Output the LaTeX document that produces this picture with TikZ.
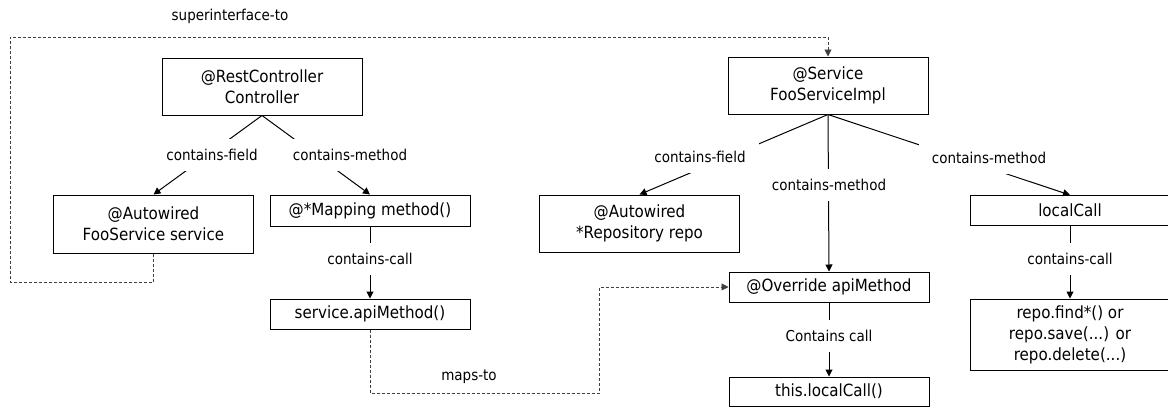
\documentclass[tikz,border=0pt]{standalone}
\usepackage{fontspec}
\setmainfont{DejaVu Sans}[FakeStretch=0.9]
\usetikzlibrary{arrows.meta}
\begin{document}
\begin{tikzpicture}[x=1pt,y=-1pt,
  box/.style={draw, line width=1pt, minimum width=200pt, inner sep=0pt, align=center, fill=white, font=\fontsize{16.8}{21}\selectfont},
  lbl/.style={fill=white, inner xsep=13pt, inner ysep=10pt, font=\fontsize{15}{18}\selectfont},
  plain/.style={inner sep=0pt, font=\fontsize{15}{18}\selectfont},
  edge/.style={line width=1pt, -{Triangle[length=7pt,width=7pt]}},
  dashrel/.style={line width=0.9pt, black!75, dash pattern=on 3pt off 2pt, -{Triangle[length=7pt,width=7pt]}}
]
\useasboundingbox (0,0) rectangle (1168,407);

% boxes
\node[box, minimum height=57pt] (ctrl) at (262,86.5) {@RestController\\Controller};
\node[box, minimum height=58pt] (fooSvc) at (153.5,224) {@Autowired\\FooService service};
\node[box, minimum height=31pt] (mapping) at (370,210.5) {@*Mapping method()};
\node[box, minimum height=30pt] (apicall) at (370,314) {service.apiMethod()};
\node[box, minimum height=57pt] (svc) at (828,85.5) {@Service\\FooServiceImpl};
\node[box, minimum height=57pt] (repo) at (639.5,223.5) {@Autowired\\*Repository repo};
\node[box, minimum height=30pt] (override) at (829,287) {@Override apiMethod};
\node[box, minimum height=29pt] (thiscall) at (829,391.5) {this.localCall()};
\node[box, minimum height=30pt] (localcall) at (1070,210.5) {localCall};
\node[box, minimum height=71pt] (repofind) at (1070,334.5) {repo.find*() or\\repo.save(...) or\\repo.delete(...)};

% contains edges
\draw[edge] (ctrl.south) -- (fooSvc.north);
\draw[edge] (ctrl.south) -- (mapping.north);
\draw[edge] (mapping.south) -- (apicall.north);
\draw[edge] (svc.south) -- (repo.north);
\draw[edge] (svc.south) -- (override.north);
\draw[edge] (svc.south) -- (localcall.north);
\draw[edge] (override.south) -- (thiscall.north);
\draw[edge] (localcall.south) -- (repofind.north);

% edge labels
\node[lbl] (cf1) at (212,155) {contains-field};
\node[lbl] (cm1) at (350,155) {contains-method};
\node[lbl] (cc1) at (370,259) {contains-call};
\node[lbl] (cf2) at (700,157) {contains-field};
\node[lbl] (cm2) at (829,185) {contains-method};
\node[lbl] (cm3) at (989,158) {contains-method};
\node[lbl] (cc2) at (829,336) {Contains call};
\node[lbl] (cc3) at (1070,259) {contains-call};

% dashed relations
\coordinate (siA) at (153.5,282);
\coordinate (siB) at (10,37);
\draw[dashrel] (fooSvc.south) -- (siA) -| (siB) -| (svc.north);
\node[plain] (silbl) at (230,16) {superinterface-to};

\coordinate (mtA) at (599,393);
\draw[dashrel] (apicall.south) |- (mtA) |- (override.west);
\node[plain] (mtlbl) at (469,377) {maps-to};
\end{tikzpicture}
\end{document}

■ Set problem ■
Output all of the data exactly as it stands, minus any images.

■ Task solution ■
Output the LaTeX document that produces this picture with TikZ.
\documentclass[tikz,border=0pt]{standalone}
\usepackage{fontspec}
\setmainfont{DejaVu Sans}[FakeStretch=0.9]
\usetikzlibrary{arrows.meta}
\begin{document}
\begin{tikzpicture}[x=1pt,y=-1pt,
  box/.style={draw, line width=1pt, minimum width=200pt, inner sep=0pt, align=center, fill=white, font=\fontsize{16.8}{21}\selectfont},
  lbl/.style={fill=white, inner xsep=13pt, inner ysep=10pt, font=\fontsize{15}{18}\selectfont},
  plain/.style={inner sep=0pt, font=\fontsize{15}{18}\selectfont},
  edge/.style={line width=1pt, -{Triangle[length=7pt,width=7pt]}},
  dashrel/.style={line width=0.9pt, black!75, dash pattern=on 3pt off 2pt, -{Triangle[length=7pt,width=7pt]}}
]
\useasboundingbox (0,0) rectangle (1168,407);

% boxes
\node[box, minimum height=57pt] (ctrl) at (262,86.5) {@RestController\\Controller};
\node[box, minimum height=58pt] (fooSvc) at (153.5,224) {@Autowired\\FooService service};
\node[box, minimum height=31pt] (mapping) at (370,210.5) {@*Mapping method()};
\node[box, minimum height=30pt] (apicall) at (370,314) {service.apiMethod()};
\node[box, minimum height=57pt] (svc) at (828,85.5) {@Service\\FooServiceImpl};
\node[box, minimum height=57pt] (repo) at (639.5,223.5) {@Autowired\\*Repository repo};
\node[box, minimum height=30pt] (override) at (829,287) {@Override apiMethod};
\node[box, minimum height=29pt] (thiscall) at (829,391.5) {this.localCall()};
\node[box, minimum height=30pt] (localcall) at (1070,210.5) {localCall};
\node[box, minimum height=71pt] (repofind) at (1070,334.5) {repo.find*() or\\repo.save(...) or\\repo.delete(...)};

% contains edges
\draw[edge] (ctrl.south) -- (fooSvc.north);
\draw[edge] (ctrl.south) -- (mapping.north);
\draw[edge] (mapping.south) -- (apicall.north);
\draw[edge] (svc.south) -- (repo.north);
\draw[edge] (svc.south) -- (override.north);
\draw[edge] (svc.south) -- (localcall.north);
\draw[edge] (override.south) -- (thiscall.north);
\draw[edge] (localcall.south) -- (repofind.north);

% edge labels
\node[lbl] (cf1) at (212,155) {contains-field};
\node[lbl] (cm1) at (350,155) {contains-method};
\node[lbl] (cc1) at (370,259) {contains-call};
\node[lbl] (cf2) at (700,157) {contains-field};
\node[lbl] (cm2) at (829,185) {contains-method};
\node[lbl] (cm3) at (989,158) {contains-method};
\node[lbl] (cc2) at (829,336) {Contains call};
\node[lbl] (cc3) at (1070,259) {contains-call};

% dashed relations
\coordinate (siA) at (153.5,282);
\coordinate (siB) at (10,37);
\draw[dashrel] (fooSvc.south) -- (siA) -| (siB) -| (svc.north);
\node[plain] (silbl) at (230,16) {superinterface-to};

\coordinate (mtA) at (599,393);
\draw[dashrel] (apicall.south) |- (mtA) |- (override.west);
\node[plain] (mtlbl) at (469,377) {maps-to};
\end{tikzpicture}
\end{document}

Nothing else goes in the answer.